AAN has however presented detailed biographies of both men, as well as an interview with Muhammad Amin, carried out in Pakistan by Michael Semple of Harvard University (read his rendering of the story here). Biographical information about Muhammad Amin, given to this author by the Special Forces, was cross-checked with what Amin said about himself and with what two other independent sources said about him. Muhammad Amin is a known individual from Takhar from a recognized family with a history rooted in the province. He was indeed the deputy shadow governor Takhar at the time of the attack. He remains an active Taleban commander.
In its responses ISAF continues to skirt the main questions. These include:
– Who exactly, according to ISAF, was killed? How can it be explained that ISAF considers a person widely recognized as Zabet Amanullah to have been the same as Muhammad Amin, the undisputed deputy shadow governor of Takhar at the time of the attack?
– How does ISAF respond to the grave charge that the magnitude of the flaws in intelligence collection and evaluation in this case may have risen to the level of a violation of the precautionary principle (one of the basic principles of the laws of war which are aimed at protecting civilians during conflict)?
– Why were the other nine civilians targeted? Was proximity to, what ISAF believed was a listed target indeed considered sufficient ground to change the default civilian status of these nine to that of a combatant?
What has been extraordinary to Afghans (and indeed to many foreigners, too) about these killings was how US intelligence had missed what was common knowledge, the sort of information available to Afghans watching election coverage on TV. The steadfastness of the military’s denial in the Takhar attack had already left many perplexed and bitter. ‘Poor Afghans will never be able to get to see the right people to get justice’ said one survivor who sustained serious injuries from the bombing.
The apparent inability, or unwillingness, of the ISAF command and US Special Forces to listen to alternative accounts of operations which Afghans and foreigners like ourselves believe have resulted in civilian casualties is troubling.
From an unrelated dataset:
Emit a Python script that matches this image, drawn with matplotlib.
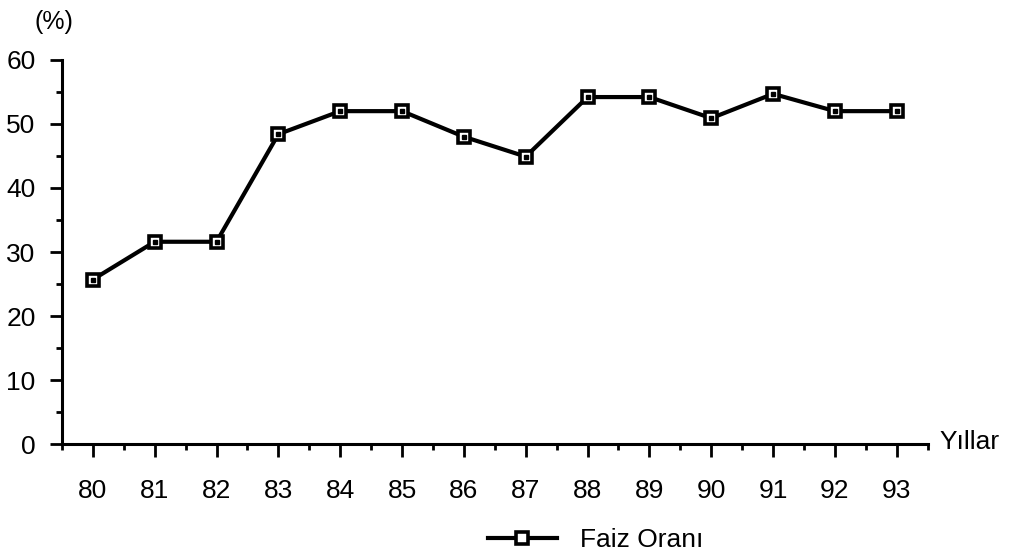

How can mistakes and systemic failures be addressed without at least some honesty about what has gone wrong?
It is impossible to know how many families have suffered their relations being killed in botched operations based on wrong intelligence or mistaken targeting which have never been admitted. If the Takhar case is in any way typical, there may be many more Afghan families who have been forced to endure such injustice. The next blog in this series will look further into this issue of when the international military admits to their mistakes – and when they do not.
(*) Note: This blog entry’s title has been changed (originally: ‘Takhar Targeted Killings1’).
(**) Dorrian gave a similar statement to the New York Times: ‘NATO officials stand by their account and the intelligence it was based on, and insist that they got the man they were seeking, Mohammed Amin. ‘In this instance, multiple forms of intelligence confirm that coalition forces targeted the correct person after tracking his activities for nearly six months,’ said Lt. Col. John Dorrian, a NATO spokesman. Colonel Dorrian said the evidence included confirmation from a family member and ‘additional intelligence’ showing that Mr. Amin had operated as a so-called shadow deputy governor in Takhar on behalf of Taliban insurgents.’